---- — Shop Talk is a weekly column featuring locally owned and operated businesses. This week, we talk to Kathleen McClure, who operates the KOA campground in Unadilla with her husband, Michael.
How long have you lived in the area?
Eight years. We live here during our campground season, which is May 1 through Oct. 25; the rest of the year, we live in Rochester.
Tell me about your business:
We are a KOA campground, which means we have to meet certain standards. We get inspected every year.
We have six one-room cabins and we have two 28-foot rental trailers. We have a large swimming pool with a slide, a basketball court, a tetherball court, volleyball net, horseshoe pits, fun-bike rentals, and a pond with paddleboat rentals and fishing.
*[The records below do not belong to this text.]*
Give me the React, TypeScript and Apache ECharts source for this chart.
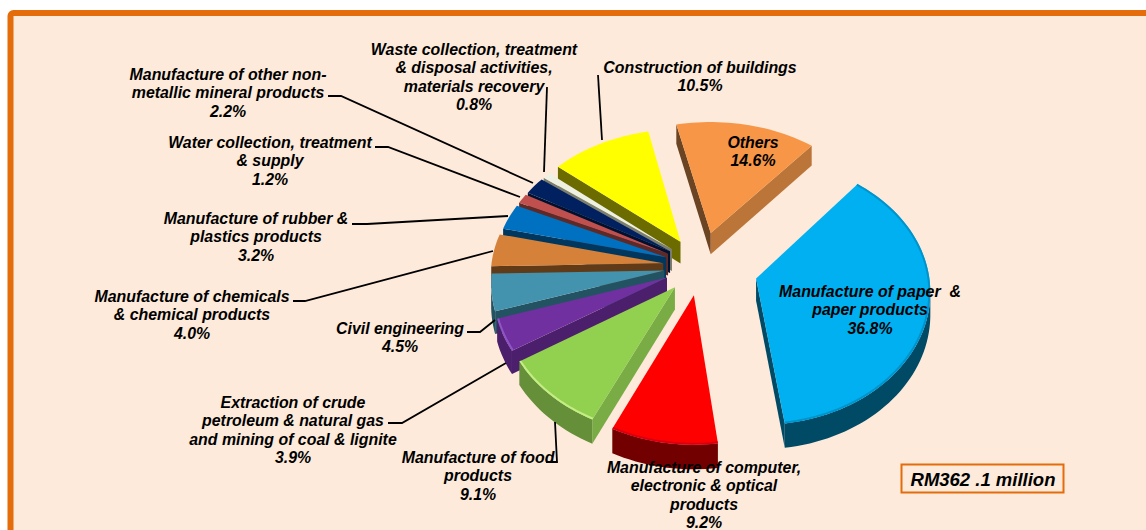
import React, { useEffect, useRef } from "react";
import * as echarts from "echarts";

const categories = [
  "Others",
  "Manufacture of paper  &\npaper products",
  "Manufacture of computer,\nelectronic & optical\nproducts",
  "Manufacture of food\nproducts",
  "Extraction of crude\npetroleum & natural gas\nand mining of coal & lignite",
  "Civil engineering",
  "Manufacture of chemicals\n& chemical products",
  "Manufacture of rubber &\nplastics products",
  "Water collection, treatment\n& supply",
  "Manufacture of other non-\nmetallic mineral products",
  "Waste collection, treatment\n& disposal activities,\nmaterials recovery",
  "Construction of buildings",
];
const shares = [14.6, 36.8, 9.2, 9.1, 3.9, 4.5, 4.0, 3.2, 1.2, 2.2, 0.8, 10.5];
const totalLabel = "RM362 .1 million";

const START_ANGLE = -12.5;
const CX = 700, CY = 266, R = 172, TILT = 0.76, PERSP_X = 0.08, PERSP_Y = 0.1, HEIGHT = 22;

type Look = { explode: number; top: string; start: string; end: string; outer: string; rim?: string };
const looks: Look[] = [
  { explode: 46, top: "#F79646", start: "#6B4423", end: "#BC7538", outer: "#BC7538" },
  { explode: 58, top: "#00B0F0", start: "#004A66", end: "#004A66", outer: "#004A66", rim: "#0094CC" },
  { explode: 38, top: "#FF0000", start: "#7A0000", end: "#7A0000", outer: "#720000", rim: "#D80010" },
  { explode: 37, top: "#92D050", start: "#7AAC46", end: "#7AAC46", outer: "#668F3A", rim: "#C4EE84" },
  { explode: 36, top: "#7030A0", start: "#4B1F6C", end: "#4B1F6C", outer: "#4B1F6C", rim: "#8E55C4" },
  { explode: 36, top: "#4393AF", start: "#235362", end: "#235362", outer: "#235362" },
  { explode: 37, top: "#D5813A", start: "#613A18", end: "#613A18", outer: "#613A18" },
  { explode: 36, top: "#0070C0", start: "#00375E", end: "#00375E", outer: "#00375E" },
  { explode: 36, top: "#C0504D", start: "#5E2A28", end: "#5E2A28", outer: "#5E2A28" },
  { explode: 36, top: "#002060", start: "#00102F", end: "#00102F", outer: "#00102F" },
  { explode: 36, top: "#EEF1E2", start: "#7C7E70", end: "#7C7E70", outer: "#7C7E70" },
  { explode: 38, top: "#FFFF00", start: "#6B6B00", end: "#6B6B00", outer: "#6B6B00" },
];

// top-left anchor of each label, same order as categories
const labelAnchors: [number, number][] = [
  [753, 133], [870, 282], [704, 458], [478, 448], [293, 393], [400, 319],
  [192, 287], [256, 209], [270, 133], [228, 65], [474, 40], [700, 58],
];

const leaders: [number, number][][] = [
  [[328, 96], [341, 96], [533, 183]],
  [[375, 147], [388, 147], [520, 197]],
  [[352, 224], [367, 224], [508, 216]],
  [[293, 301], [305, 301], [493, 251]],
  [[467, 332], [480, 332], [495, 320]],
  [[388, 423], [402, 423], [506, 363]],
  [[546, 462], [557, 462], [555, 422]],
  [[547, 87], [544, 172]],
  [[598, 75], [602, 140]],
];

const FONT = "Liberation Sans";

function project(X: number, Y: number, z: number): [number, number] {
  const sx = 1 + (PERSP_X * Y) / R;
  const sy = 1 + (PERSP_Y * Y) / R;
  return [CX + X * sx, CY + (Y * TILT + z) * sy];
}

function App() {
  const ref = useRef<HTMLDivElement>(null);
  useEffect(() => {
    document.body.style.margin = "0";
    const chart = echarts.init(ref.current!, undefined, { renderer: "svg" });
    const total = shares.reduce((a, b) => a + b, 0);
    let cum = 0;
    const rows = shares.map((v, i) => {
      const row = { value: [i, cum, v] };
      cum += v;
      return row;
    });
    const midY = (r: { value: number[] }) => {
      const mid = START_ANGLE + ((r.value[1] + r.value[2] / 2) / total) * 360;
      return -Math.cos((mid * Math.PI) / 180);
    };
    const ordered = [...rows].sort((a, b) => midY(a) - midY(b));

    const renderItem = (_p: any, api: any) => {
      const i = api.value(0);
      const a0 = START_ANGLE + (api.value(1) / total) * 360;
      const a1 = a0 + (api.value(2) / total) * 360;
      const look = looks[i];
      const mid = (((a0 + a1) / 2) * Math.PI) / 180;
      const ox = look.explode * Math.sin(mid);
      const oy = -look.explode * Math.cos(mid);
      const pt = (r: number, deg: number, z: number) => {
        const t = (deg * Math.PI) / 180;
        return project(ox + r * Math.sin(t), oy - r * Math.cos(t), z);
      };
      const n = Math.max(3, Math.ceil((a1 - a0) / 2));
      const angs = Array.from({ length: n + 1 }, (_, k) => a0 + ((a1 - a0) * k) / n);
      const apexT = project(ox, oy, 0);
      const apexB = project(ox, oy, HEIGHT);
      const arcT = angs.map((d) => pt(R, d, 0));
      const arcB = angs.map((d) => pt(R, d, HEIGHT));
      const children: any[] = [];
      const poly = (points: number[][], fill: any) =>
        children.push({ type: "polygon", shape: { points }, style: { fill, stroke: "none" } });

      if (arcT[0][0] < apexT[0]) poly([apexT, arcT[0], arcB[0], apexB], look.start);
      let run: number[] = [];
      const flush = () => {
        if (run.length > 1) {
          const top = run.map((k) => arcT[k]);
          const bot = run.map((k) => arcB[k]).reverse();
          poly([...top, ...bot], look.outer);
        }
        run = [];
      };
      for (let k = 0; k < n; k++) {
        if (arcT[k + 1][0] < arcT[k][0]) {
          if (!run.length) run.push(k);
          run.push(k + 1);
        } else flush();
      }
      flush();
      if (apexT[0] < arcT[n][0]) poly([arcT[n], apexT, apexB, arcB[n]], look.end);
      poly([apexT, ...arcT], look.top);
      if (look.rim) {
        children.push({
          type: "polyline",
          shape: { points: angs.map((d) => pt(R - 1, d, 0)) },
          style: { stroke: look.rim, lineWidth: 2, fill: "none" },
        });
      }
      return { type: "group", children };
    };

    const textBase = {
      fontFamily: FONT,
      fontWeight: "bold",
      fontStyle: "italic",
      fontSize: 15.9,
      fill: "#000000",
      textAlign: "center",
      lineHeight: 18.4,
    };

    chart.setOption({
      animation: false,
      backgroundColor: "#FFFFFF",
      graphic: [
        {
          type: "rect",
          z: -5,
          shape: { x: 10.5, y: 13, width: 1150, height: 560, r: 3 },
          style: { fill: "#FDEADA", stroke: "#E46C0A", lineWidth: 6 },
        },
        ...leaders.map((points) => ({
          type: "polyline",
          z: 50,
          shape: { points },
          style: { stroke: "#000000", lineWidth: 1.8, fill: "none" },
        })),
        ...categories.map((c, i) => ({
          type: "text",
          z: 60,
          x: labelAnchors[i][0],
          y: labelAnchors[i][1],
          style: { ...textBase, text: `${c}\n${shares[i].toFixed(1)}%` },
        })),
        {
          type: "rect",
          z: 55,
          shape: { x: 901.5, y: 464.5, width: 162, height: 28 },
          style: { fill: "#FDEADA", stroke: "#E46C0A", lineWidth: 2 },
        },
        {
          type: "text",
          z: 60,
          x: 983,
          y: 479,
          style: { ...textBase, text: totalLabel, fontSize: 18.5, textVerticalAlign: "middle" },
        },
      ],
      series: [
        {
          type: "custom",
          coordinateSystem: "none",
          z: 10,
          silent: true,
          renderItem,
          data: ordered,
        },
      ],
    });
    return () => chart.dispose();
  }, []);
  return <div ref={ref} style={{ width: 1146, height: 530 }} />;
}

export default App;
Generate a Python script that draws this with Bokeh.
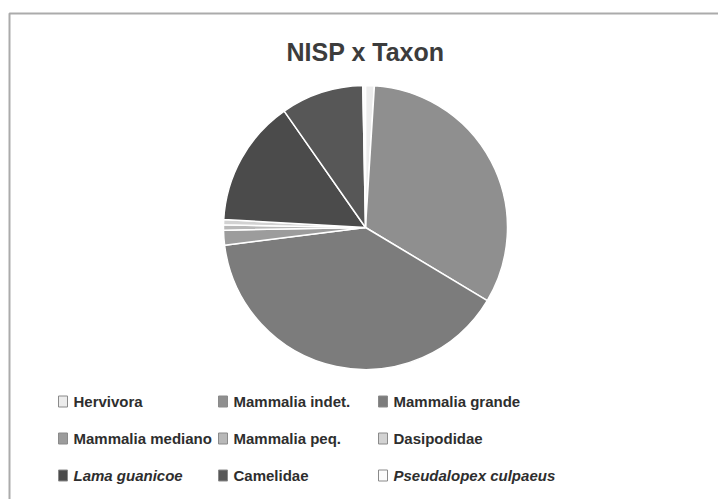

We have a 14-acre field, and we keep the perimeter mowed for campers and joggers. There is a rec room with a pool table and arcade games.
We have had family reunions hosted here. The Sidney Fire Department had its annual picnic here. We have also had weddings. I provide a big canopy tent for those events
We do movie nights. We provide a glow-stick hayride, potluck dinners, ice cream socials, and a candy hunt. On Sunday mornings, we offer coffee and doughnuts. It's just a very kid-friendly, tucked-back-from-the-road place.
How did you get started in this line of work?
I am one of 10 kids. My husband is one of six. As children, we both camped with our families. We have five children of our own. We camped all our young adult lives.
My husband and I have worked for the same family-owned company in Massachusetts since high school. My husband is a district manager and I am an outside sales representative and packaging designer.
But we wanted our own business. When camping, we watched a campground owner escort some campers to their site, and my husband and I said, "That's going to be our business. We are going to own a campground."
We had just qualified to become KOA owners. We were visiting my brother in Tully, and (KOA) e-mailed us when we were visiting my brother. This campground was for sale, and we visited it on our way home. The place was beautiful _ well-kept and priced right.
Where do you see this business in five years?
In five years, we hope to expand up to the entire 14 acres with more cabins and maybe a small water park, and then have cabins with kitchens. That's our dream.
What have you learned from your work?
If you put your hard work and pride into your business, your guests truly appreciate it. They truly appreciate coming to a clean, quiet, safe environment.
What is the most challenging part of what you do?
Probably the upkeep, but not so much the day-to-day upkeep. For instance, last year we had to replace a hot water heater.
In 2006, during the flood, our entrance was destroyed, three cabins were under water, we lost about 10 feet of real estate and the entire campground was flooded. We lost the whole season, and we had to refund some campers' money.
And then there were (Hurricane) Irene and (Tropical Storm) Lee last year. But we've replaced everything. We're still kicking and in good shape.
The most enjoyable?
Giving people a good place to stay and talking with the different people.
What sets you apart from your competitors?
We are very affordable. We offer a wide range of amenities. Our seasonal rate is the lowest in the area. My staff's goal is to make the guests' experience the best stay they've ever had at a campground. On weekends, we look at who's coming in and we plan activities accordingly.
What advice would you give to someone trying to enter your field of work?
Two things: The most important thing is to use your resources and get as much help as you can. Utilize your resources as much as you can in your area.
Also, do not make any large monetary investments (in the business) for the first five years. Get a feel for what it is in your area that is needed first.